[Start]

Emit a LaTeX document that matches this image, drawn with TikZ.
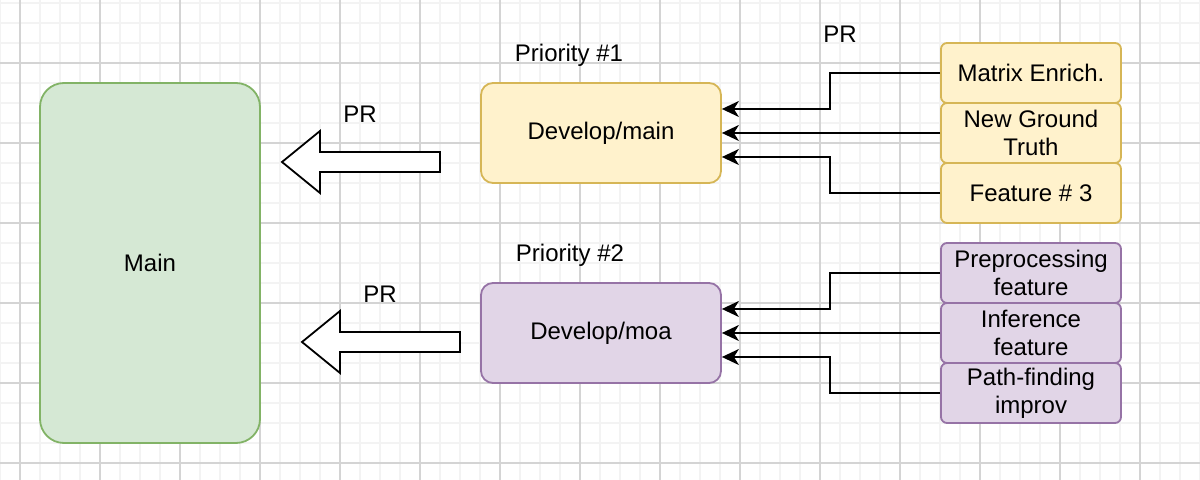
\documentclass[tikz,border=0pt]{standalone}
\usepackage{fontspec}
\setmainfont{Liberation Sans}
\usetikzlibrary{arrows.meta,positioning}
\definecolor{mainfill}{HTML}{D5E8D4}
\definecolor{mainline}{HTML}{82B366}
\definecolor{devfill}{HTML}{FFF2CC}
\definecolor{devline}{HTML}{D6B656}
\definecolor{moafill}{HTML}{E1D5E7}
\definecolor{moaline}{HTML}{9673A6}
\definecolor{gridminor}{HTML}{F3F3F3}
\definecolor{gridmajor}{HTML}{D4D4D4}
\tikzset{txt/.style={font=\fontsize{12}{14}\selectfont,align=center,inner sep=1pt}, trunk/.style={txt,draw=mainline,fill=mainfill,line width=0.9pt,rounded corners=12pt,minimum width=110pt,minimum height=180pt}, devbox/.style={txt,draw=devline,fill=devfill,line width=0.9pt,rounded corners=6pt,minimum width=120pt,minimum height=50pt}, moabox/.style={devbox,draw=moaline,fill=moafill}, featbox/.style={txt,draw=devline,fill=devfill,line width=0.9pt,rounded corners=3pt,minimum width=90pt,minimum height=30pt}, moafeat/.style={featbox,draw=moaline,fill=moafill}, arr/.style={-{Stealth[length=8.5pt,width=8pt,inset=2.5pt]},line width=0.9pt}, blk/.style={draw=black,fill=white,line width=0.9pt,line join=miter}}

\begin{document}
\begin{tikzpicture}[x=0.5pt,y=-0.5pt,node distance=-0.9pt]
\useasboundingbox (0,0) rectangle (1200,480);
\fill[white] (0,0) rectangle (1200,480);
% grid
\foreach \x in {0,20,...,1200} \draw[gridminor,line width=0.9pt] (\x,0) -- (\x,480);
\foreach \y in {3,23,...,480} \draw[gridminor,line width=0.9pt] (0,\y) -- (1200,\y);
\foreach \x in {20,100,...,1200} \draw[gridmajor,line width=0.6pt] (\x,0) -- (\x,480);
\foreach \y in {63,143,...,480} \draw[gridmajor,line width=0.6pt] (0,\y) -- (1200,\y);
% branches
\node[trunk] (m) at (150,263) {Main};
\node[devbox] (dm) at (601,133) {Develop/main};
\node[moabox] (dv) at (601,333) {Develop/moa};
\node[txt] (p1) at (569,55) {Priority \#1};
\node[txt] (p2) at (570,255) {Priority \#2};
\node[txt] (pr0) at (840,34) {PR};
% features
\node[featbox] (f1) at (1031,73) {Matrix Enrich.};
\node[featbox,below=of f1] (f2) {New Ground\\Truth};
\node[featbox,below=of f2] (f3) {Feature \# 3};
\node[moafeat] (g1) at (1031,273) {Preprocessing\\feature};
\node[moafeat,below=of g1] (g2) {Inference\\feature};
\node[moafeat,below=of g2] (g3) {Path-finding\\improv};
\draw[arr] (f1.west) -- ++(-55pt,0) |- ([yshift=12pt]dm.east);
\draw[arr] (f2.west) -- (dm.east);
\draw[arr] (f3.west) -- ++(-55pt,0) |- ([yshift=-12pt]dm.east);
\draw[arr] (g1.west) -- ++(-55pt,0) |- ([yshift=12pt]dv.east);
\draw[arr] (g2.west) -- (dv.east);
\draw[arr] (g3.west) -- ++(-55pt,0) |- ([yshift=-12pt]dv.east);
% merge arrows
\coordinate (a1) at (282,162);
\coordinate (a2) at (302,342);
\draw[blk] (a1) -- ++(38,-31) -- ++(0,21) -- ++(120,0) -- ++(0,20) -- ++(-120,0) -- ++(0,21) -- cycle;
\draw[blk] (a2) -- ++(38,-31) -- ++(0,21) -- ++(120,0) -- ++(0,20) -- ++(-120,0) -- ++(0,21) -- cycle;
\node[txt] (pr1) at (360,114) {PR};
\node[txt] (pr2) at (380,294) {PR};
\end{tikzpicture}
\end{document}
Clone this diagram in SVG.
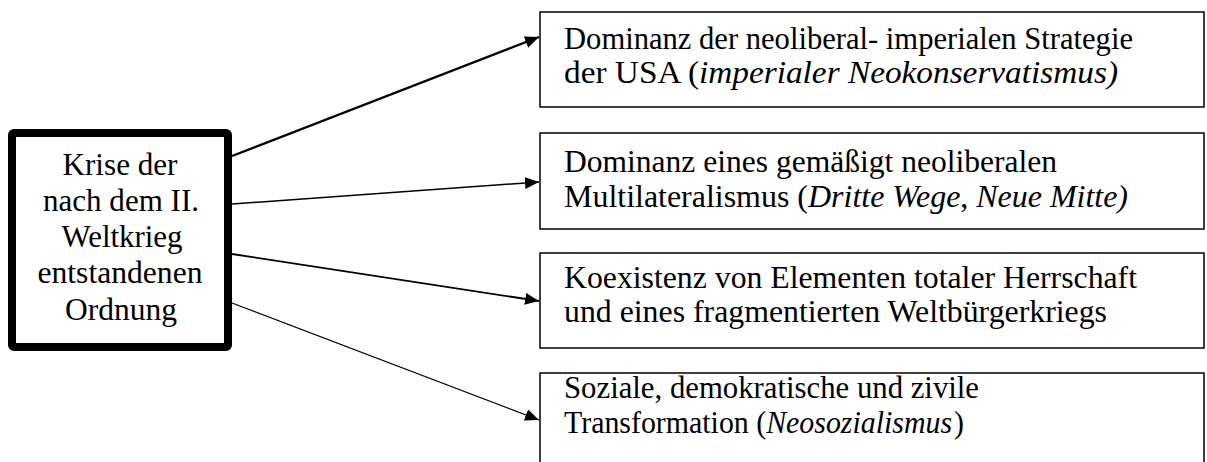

[End]

Repeat only what runs from the first line of the records above to the line with "width=0.9pt,rounded corners=12pt,minimum width=110pt,minimum", both included, word for word, minus the pictures.

## Answer to this problem
Emit a LaTeX document that matches this image, drawn with TikZ.
\documentclass[tikz,border=0pt]{standalone}
\usepackage{fontspec}
\setmainfont{Liberation Sans}
\usetikzlibrary{arrows.meta,positioning}
\definecolor{mainfill}{HTML}{D5E8D4}
\definecolor{mainline}{HTML}{82B366}
\definecolor{devfill}{HTML}{FFF2CC}
\definecolor{devline}{HTML}{D6B656}
\definecolor{moafill}{HTML}{E1D5E7}
\definecolor{moaline}{HTML}{9673A6}
\definecolor{gridminor}{HTML}{F3F3F3}
\definecolor{gridmajor}{HTML}{D4D4D4}
\tikzset{txt/.style={font=\fontsize{12}{14}\selectfont,align=center,inner sep=1pt}, trunk/.style={txt,draw=mainline,fill=mainfill,line width=0.9pt,rounded corners=12pt,minimum width=110pt,minimum height=180pt}, devbox/.style={txt,draw=devline,fill=devfill,line width=0.9pt,rounded corners=6pt,minimum width=120pt,minimum height=50pt}, moabox/.style={devbox,draw=moaline,fill=moafill}, featbox/.style={txt,draw=devline,fill=devfill,line width=0.9pt,rounded corners=3pt,minimum width=90pt,minimum height=30pt}, moafeat/.style={featbox,draw=moaline,fill=moafill}, arr/.style={-{Stealth[length=8.5pt,width=8pt,inset=2.5pt]},line width=0.9pt}, blk/.style={draw=black,fill=white,line width=0.9pt,line join=miter}}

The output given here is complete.